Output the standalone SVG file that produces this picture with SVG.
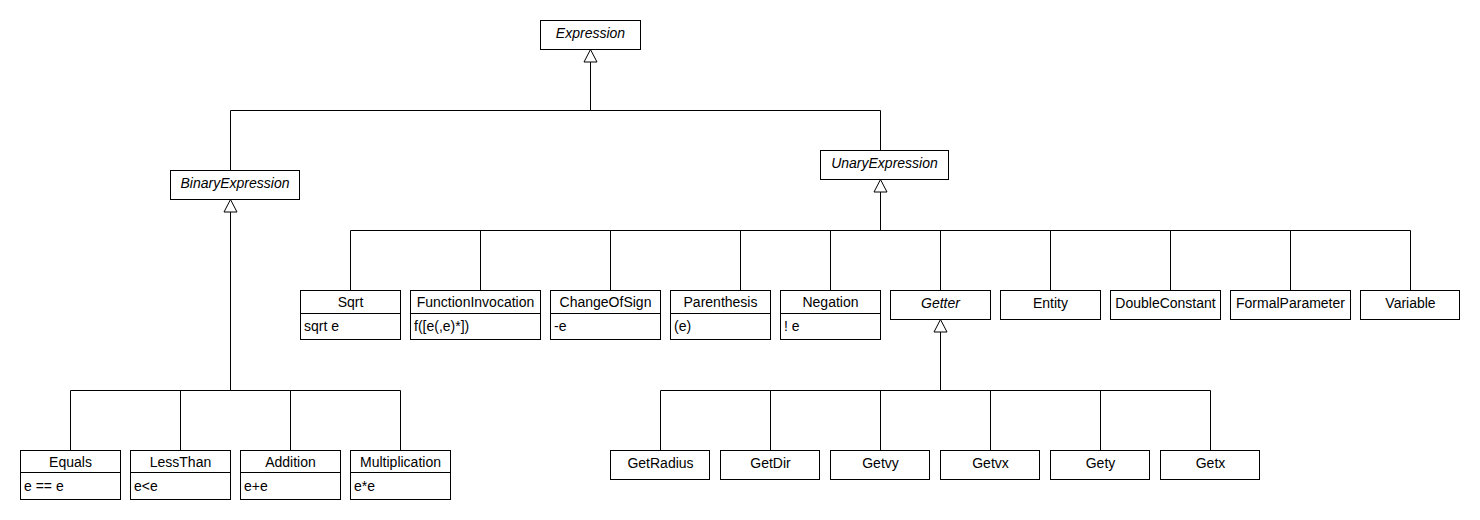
<svg xmlns="http://www.w3.org/2000/svg" width="1480" height="520" viewBox="0 0 1480 520">
<style>
.box{fill:#fff;stroke:#000;stroke-width:1}
.ln{fill:none;stroke:#000;stroke-width:1}
.tri{fill:#fff;stroke:#000;stroke-width:1}
text{font-family:"Liberation Sans",Arial,sans-serif;font-size:14px;fill:#000}
.c{text-anchor:middle}
.i{font-style:italic}
</style>
<rect width="1480" height="520" fill="#fff"/>
<g id="connectors">
<path class="ln" d="M590.5 62V110.5M230.5 110.5H880.5M230.5 110.5V170.5M880.5 110.5V150.5"/>
<path class="ln" d="M230.5 212V390.5M70.5 390.5H400.5M70.5 390.5V450.5M180.5 390.5V450.5M290.5 390.5V450.5M400.5 390.5V450.5"/>
<path class="ln" d="M880.5 192V230.5M350.5 230.5H1410.5M350.5 230.5V290.5M480.5 230.5V290.5M610.5 230.5V290.5M740.5 230.5V290.5M830.5 230.5V290.5M940.5 230.5V290.5M1050.5 230.5V290.5M1170.5 230.5V290.5M1290.5 230.5V290.5M1410.5 230.5V290.5"/>
<path class="ln" d="M940.5 332V390.5M660.5 390.5H1210.5M660.5 390.5V450.5M770.5 390.5V450.5M880.5 390.5V450.5M990.5 390.5V450.5M1100.5 390.5V450.5M1210.5 390.5V450.5"/>
<polygon class="tri" points="590.5,49.5 584,62 597,62"/>
<polygon class="tri" points="230.5,199.5 224,212 237,212"/>
<polygon class="tri" points="880.5,179.5 874,192 887,192"/>
<polygon class="tri" points="940.5,319.5 934,332 947,332"/>
</g>
<g id="Expression"><rect class="box" x="540.5" y="20.5" width="100" height="29"/><text class="c i" x="590.5" y="38">Expression</text></g>
<g id="BinaryExpression"><rect class="box" x="170.5" y="170.5" width="129" height="29"/><text class="c i" x="235" y="188">BinaryExpression</text></g>
<g id="UnaryExpression"><rect class="box" x="820.5" y="150.5" width="128" height="29"/><text class="c i" x="884.5" y="168">UnaryExpression</text></g>
<g id="Sqrt"><rect class="box" x="300.5" y="290.5" width="100" height="49"/><path class="ln" d="M300.5 313.5H400.5"/><text class="c" x="350.5" y="307">Sqrt</text><text x="304" y="331">sqrt e</text></g>
<g id="FunctionInvocation"><rect class="box" x="410.5" y="290.5" width="130" height="49"/><path class="ln" d="M410.5 313.5H540.5"/><text class="c" x="475.5" y="307">FunctionInvocation</text><text x="414" y="331">f([e(,e)*])</text></g>
<g id="ChangeOfSign"><rect class="box" x="550.5" y="290.5" width="110" height="49"/><path class="ln" d="M550.5 313.5H660.5"/><text class="c" x="605.5" y="307">ChangeOfSign</text><text x="554" y="331">-e</text></g>
<g id="Parenthesis"><rect class="box" x="670.5" y="290.5" width="100" height="49"/><path class="ln" d="M670.5 313.5H770.5"/><text class="c" x="720.5" y="307">Parenthesis</text><text x="674" y="331">(e)</text></g>
<g id="Negation"><rect class="box" x="780.5" y="290.5" width="100" height="49"/><path class="ln" d="M780.5 313.5H880.5"/><text class="c" x="830.5" y="307">Negation</text><text x="784" y="331">! e</text></g>
<g id="Getter"><rect class="box" x="890.5" y="290.5" width="100" height="29"/><text class="c i" x="940.5" y="308">Getter</text></g>
<g id="Entity"><rect class="box" x="1000.5" y="290.5" width="100" height="29"/><text class="c" x="1050.5" y="308">Entity</text></g>
<g id="DoubleConstant"><rect class="box" x="1110.5" y="290.5" width="110" height="29"/><text class="c" x="1165.5" y="308">DoubleConstant</text></g>
<g id="FormalParameter"><rect class="box" x="1230.5" y="290.5" width="120" height="29"/><text class="c" x="1290.5" y="308">FormalParameter</text></g>
<g id="Variable"><rect class="box" x="1360.5" y="290.5" width="99" height="29"/><text class="c" x="1410.5" y="308">Variable</text></g>
<g id="Equals"><rect class="box" x="20.5" y="450.5" width="100" height="49"/><path class="ln" d="M20.5 472.5H120.5"/><text class="c" x="70.5" y="467">Equals</text><text x="24" y="491">e == e</text></g>
<g id="LessThan"><rect class="box" x="130.5" y="450.5" width="100" height="49"/><path class="ln" d="M130.5 472.5H230.5"/><text class="c" x="180.5" y="467">LessThan</text><text x="134" y="491">e&lt;e</text></g>
<g id="Addition"><rect class="box" x="240.5" y="450.5" width="100" height="49"/><path class="ln" d="M240.5 472.5H340.5"/><text class="c" x="290.5" y="467">Addition</text><text x="244" y="491">e+e</text></g>
<g id="Multiplication"><rect class="box" x="350.5" y="450.5" width="100" height="49"/><path class="ln" d="M350.5 472.5H450.5"/><text class="c" x="400.5" y="467">Multiplication</text><text x="354" y="491">e*e</text></g>
<g id="GetRadius"><rect class="box" x="610.5" y="450.5" width="99" height="29"/><text class="c" x="660.5" y="468">GetRadius</text></g>
<g id="GetDir"><rect class="box" x="720.5" y="450.5" width="99" height="29"/><text class="c" x="770.5" y="468">GetDir</text></g>
<g id="Getvy"><rect class="box" x="830.5" y="450.5" width="99" height="29"/><text class="c" x="880.5" y="468">Getvy</text></g>
<g id="Getvx"><rect class="box" x="940.5" y="450.5" width="99" height="29"/><text class="c" x="990.5" y="468">Getvx</text></g>
<g id="Gety"><rect class="box" x="1050.5" y="450.5" width="99" height="29"/><text class="c" x="1100.5" y="468">Gety</text></g>
<g id="Getx"><rect class="box" x="1160.5" y="450.5" width="99" height="29"/><text class="c" x="1210.5" y="468">Getx</text></g>
</svg>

» The task
Print the full listing exactly, dropping the pictures.

» Result below
Output the standalone SVG file that produces this picture with SVG.
<svg xmlns="http://www.w3.org/2000/svg" width="1480" height="520" viewBox="0 0 1480 520">
<style>
.box{fill:#fff;stroke:#000;stroke-width:1}
.ln{fill:none;stroke:#000;stroke-width:1}
.tri{fill:#fff;stroke:#000;stroke-width:1}
text{font-family:"Liberation Sans",Arial,sans-serif;font-size:14px;fill:#000}
.c{text-anchor:middle}
.i{font-style:italic}
</style>
<rect width="1480" height="520" fill="#fff"/>
<g id="connectors">
<path class="ln" d="M590.5 62V110.5M230.5 110.5H880.5M230.5 110.5V170.5M880.5 110.5V150.5"/>
<path class="ln" d="M230.5 212V390.5M70.5 390.5H400.5M70.5 390.5V450.5M180.5 390.5V450.5M290.5 390.5V450.5M400.5 390.5V450.5"/>
<path class="ln" d="M880.5 192V230.5M350.5 230.5H1410.5M350.5 230.5V290.5M480.5 230.5V290.5M610.5 230.5V290.5M740.5 230.5V290.5M830.5 230.5V290.5M940.5 230.5V290.5M1050.5 230.5V290.5M1170.5 230.5V290.5M1290.5 230.5V290.5M1410.5 230.5V290.5"/>
<path class="ln" d="M940.5 332V390.5M660.5 390.5H1210.5M660.5 390.5V450.5M770.5 390.5V450.5M880.5 390.5V450.5M990.5 390.5V450.5M1100.5 390.5V450.5M1210.5 390.5V450.5"/>
<polygon class="tri" points="590.5,49.5 584,62 597,62"/>
<polygon class="tri" points="230.5,199.5 224,212 237,212"/>
<polygon class="tri" points="880.5,179.5 874,192 887,192"/>
<polygon class="tri" points="940.5,319.5 934,332 947,332"/>
</g>
<g id="Expression"><rect class="box" x="540.5" y="20.5" width="100" height="29"/><text class="c i" x="590.5" y="38">Expression</text></g>
<g id="BinaryExpression"><rect class="box" x="170.5" y="170.5" width="129" height="29"/><text class="c i" x="235" y="188">BinaryExpression</text></g>
<g id="UnaryExpression"><rect class="box" x="820.5" y="150.5" width="128" height="29"/><text class="c i" x="884.5" y="168">UnaryExpression</text></g>
<g id="Sqrt"><rect class="box" x="300.5" y="290.5" width="100" height="49"/><path class="ln" d="M300.5 313.5H400.5"/><text class="c" x="350.5" y="307">Sqrt</text><text x="304" y="331">sqrt e</text></g>
<g id="FunctionInvocation"><rect class="box" x="410.5" y="290.5" width="130" height="49"/><path class="ln" d="M410.5 313.5H540.5"/><text class="c" x="475.5" y="307">FunctionInvocation</text><text x="414" y="331">f([e(,e)*])</text></g>
<g id="ChangeOfSign"><rect class="box" x="550.5" y="290.5" width="110" height="49"/><path class="ln" d="M550.5 313.5H660.5"/><text class="c" x="605.5" y="307">ChangeOfSign</text><text x="554" y="331">-e</text></g>
<g id="Parenthesis"><rect class="box" x="670.5" y="290.5" width="100" height="49"/><path class="ln" d="M670.5 313.5H770.5"/><text class="c" x="720.5" y="307">Parenthesis</text><text x="674" y="331">(e)</text></g>
<g id="Negation"><rect class="box" x="780.5" y="290.5" width="100" height="49"/><path class="ln" d="M780.5 313.5H880.5"/><text class="c" x="830.5" y="307">Negation</text><text x="784" y="331">! e</text></g>
<g id="Getter"><rect class="box" x="890.5" y="290.5" width="100" height="29"/><text class="c i" x="940.5" y="308">Getter</text></g>
<g id="Entity"><rect class="box" x="1000.5" y="290.5" width="100" height="29"/><text class="c" x="1050.5" y="308">Entity</text></g>
<g id="DoubleConstant"><rect class="box" x="1110.5" y="290.5" width="110" height="29"/><text class="c" x="1165.5" y="308">DoubleConstant</text></g>
<g id="FormalParameter"><rect class="box" x="1230.5" y="290.5" width="120" height="29"/><text class="c" x="1290.5" y="308">FormalParameter</text></g>
<g id="Variable"><rect class="box" x="1360.5" y="290.5" width="99" height="29"/><text class="c" x="1410.5" y="308">Variable</text></g>
<g id="Equals"><rect class="box" x="20.5" y="450.5" width="100" height="49"/><path class="ln" d="M20.5 472.5H120.5"/><text class="c" x="70.5" y="467">Equals</text><text x="24" y="491">e == e</text></g>
<g id="LessThan"><rect class="box" x="130.5" y="450.5" width="100" height="49"/><path class="ln" d="M130.5 472.5H230.5"/><text class="c" x="180.5" y="467">LessThan</text><text x="134" y="491">e&lt;e</text></g>
<g id="Addition"><rect class="box" x="240.5" y="450.5" width="100" height="49"/><path class="ln" d="M240.5 472.5H340.5"/><text class="c" x="290.5" y="467">Addition</text><text x="244" y="491">e+e</text></g>
<g id="Multiplication"><rect class="box" x="350.5" y="450.5" width="100" height="49"/><path class="ln" d="M350.5 472.5H450.5"/><text class="c" x="400.5" y="467">Multiplication</text><text x="354" y="491">e*e</text></g>
<g id="GetRadius"><rect class="box" x="610.5" y="450.5" width="99" height="29"/><text class="c" x="660.5" y="468">GetRadius</text></g>
<g id="GetDir"><rect class="box" x="720.5" y="450.5" width="99" height="29"/><text class="c" x="770.5" y="468">GetDir</text></g>
<g id="Getvy"><rect class="box" x="830.5" y="450.5" width="99" height="29"/><text class="c" x="880.5" y="468">Getvy</text></g>
<g id="Getvx"><rect class="box" x="940.5" y="450.5" width="99" height="29"/><text class="c" x="990.5" y="468">Getvx</text></g>
<g id="Gety"><rect class="box" x="1050.5" y="450.5" width="99" height="29"/><text class="c" x="1100.5" y="468">Gety</text></g>
<g id="Getx"><rect class="box" x="1160.5" y="450.5" width="99" height="29"/><text class="c" x="1210.5" y="468">Getx</text></g>
</svg>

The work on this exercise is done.